## Your objective:
Reproduce the section of the listing that begins at the line containing "Output the web" and finishes at the line containing "var DEPTH = 11;". Include both end lines and nothing beyond them.

## Given entries:
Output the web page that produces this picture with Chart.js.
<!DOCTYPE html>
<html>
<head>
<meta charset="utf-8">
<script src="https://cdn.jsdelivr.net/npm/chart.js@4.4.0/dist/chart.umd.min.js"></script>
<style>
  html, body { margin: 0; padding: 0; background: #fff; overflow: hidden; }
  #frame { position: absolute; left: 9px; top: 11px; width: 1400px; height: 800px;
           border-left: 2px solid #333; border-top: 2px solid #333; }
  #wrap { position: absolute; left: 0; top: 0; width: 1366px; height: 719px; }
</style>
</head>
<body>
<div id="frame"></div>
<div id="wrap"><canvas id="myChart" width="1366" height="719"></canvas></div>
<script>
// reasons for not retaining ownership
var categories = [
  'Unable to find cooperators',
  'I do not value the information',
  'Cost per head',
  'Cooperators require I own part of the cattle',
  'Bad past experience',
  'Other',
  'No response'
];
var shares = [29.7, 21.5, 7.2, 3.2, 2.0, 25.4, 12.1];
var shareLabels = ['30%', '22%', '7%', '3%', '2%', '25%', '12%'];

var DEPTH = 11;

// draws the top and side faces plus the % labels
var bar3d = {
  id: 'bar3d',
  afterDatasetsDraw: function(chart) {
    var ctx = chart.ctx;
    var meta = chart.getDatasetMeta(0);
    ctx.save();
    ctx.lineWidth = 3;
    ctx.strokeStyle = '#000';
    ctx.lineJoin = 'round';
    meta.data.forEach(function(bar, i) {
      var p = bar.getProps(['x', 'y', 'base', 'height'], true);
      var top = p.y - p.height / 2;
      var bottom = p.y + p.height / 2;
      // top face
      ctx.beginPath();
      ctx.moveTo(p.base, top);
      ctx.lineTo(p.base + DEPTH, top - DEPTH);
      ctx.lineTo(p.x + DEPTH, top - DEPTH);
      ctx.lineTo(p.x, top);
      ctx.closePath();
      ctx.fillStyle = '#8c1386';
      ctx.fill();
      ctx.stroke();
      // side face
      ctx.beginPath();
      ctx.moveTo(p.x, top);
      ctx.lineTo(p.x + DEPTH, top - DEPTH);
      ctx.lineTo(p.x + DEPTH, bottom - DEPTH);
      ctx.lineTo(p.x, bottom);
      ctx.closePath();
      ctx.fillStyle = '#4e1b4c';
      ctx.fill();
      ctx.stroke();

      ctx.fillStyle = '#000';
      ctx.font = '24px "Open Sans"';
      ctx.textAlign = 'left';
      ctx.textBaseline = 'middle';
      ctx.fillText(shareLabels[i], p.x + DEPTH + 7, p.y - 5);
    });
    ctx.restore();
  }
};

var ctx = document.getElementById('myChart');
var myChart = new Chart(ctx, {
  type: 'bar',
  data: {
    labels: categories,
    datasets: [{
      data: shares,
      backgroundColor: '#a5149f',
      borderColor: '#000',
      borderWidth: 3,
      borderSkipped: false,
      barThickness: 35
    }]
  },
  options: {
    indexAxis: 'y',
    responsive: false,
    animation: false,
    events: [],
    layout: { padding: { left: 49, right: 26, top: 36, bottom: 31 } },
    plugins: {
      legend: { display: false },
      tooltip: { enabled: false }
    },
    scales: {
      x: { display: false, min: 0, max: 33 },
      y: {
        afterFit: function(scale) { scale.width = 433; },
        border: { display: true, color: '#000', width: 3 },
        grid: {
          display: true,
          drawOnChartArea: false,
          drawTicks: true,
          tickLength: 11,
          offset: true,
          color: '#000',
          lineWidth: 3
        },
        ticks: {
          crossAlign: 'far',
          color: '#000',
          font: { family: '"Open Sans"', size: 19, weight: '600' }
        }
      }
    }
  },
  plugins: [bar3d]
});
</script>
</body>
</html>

...

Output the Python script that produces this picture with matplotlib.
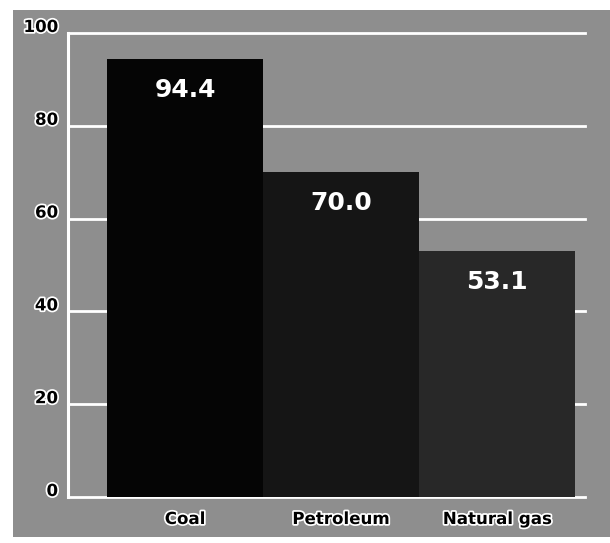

## Reply to the exercise:
Output the web page that produces this picture with Chart.js.
<!DOCTYPE html>
<html>
<head>
<meta charset="utf-8">
<script src="https://cdn.jsdelivr.net/npm/chart.js@4.4.0/dist/chart.umd.min.js"></script>
<style>
  html, body { margin: 0; padding: 0; background: #fff; overflow: hidden; }
  #frame { position: absolute; left: 9px; top: 11px; width: 1400px; height: 800px;
           border-left: 2px solid #333; border-top: 2px solid #333; }
  #wrap { position: absolute; left: 0; top: 0; width: 1366px; height: 719px; }
</style>
</head>
<body>
<div id="frame"></div>
<div id="wrap"><canvas id="myChart" width="1366" height="719"></canvas></div>
<script>
// reasons for not retaining ownership
var categories = [
  'Unable to find cooperators',
  'I do not value the information',
  'Cost per head',
  'Cooperators require I own part of the cattle',
  'Bad past experience',
  'Other',
  'No response'
];
var shares = [29.7, 21.5, 7.2, 3.2, 2.0, 25.4, 12.1];
var shareLabels = ['30%', '22%', '7%', '3%', '2%', '25%', '12%'];

var DEPTH = 11;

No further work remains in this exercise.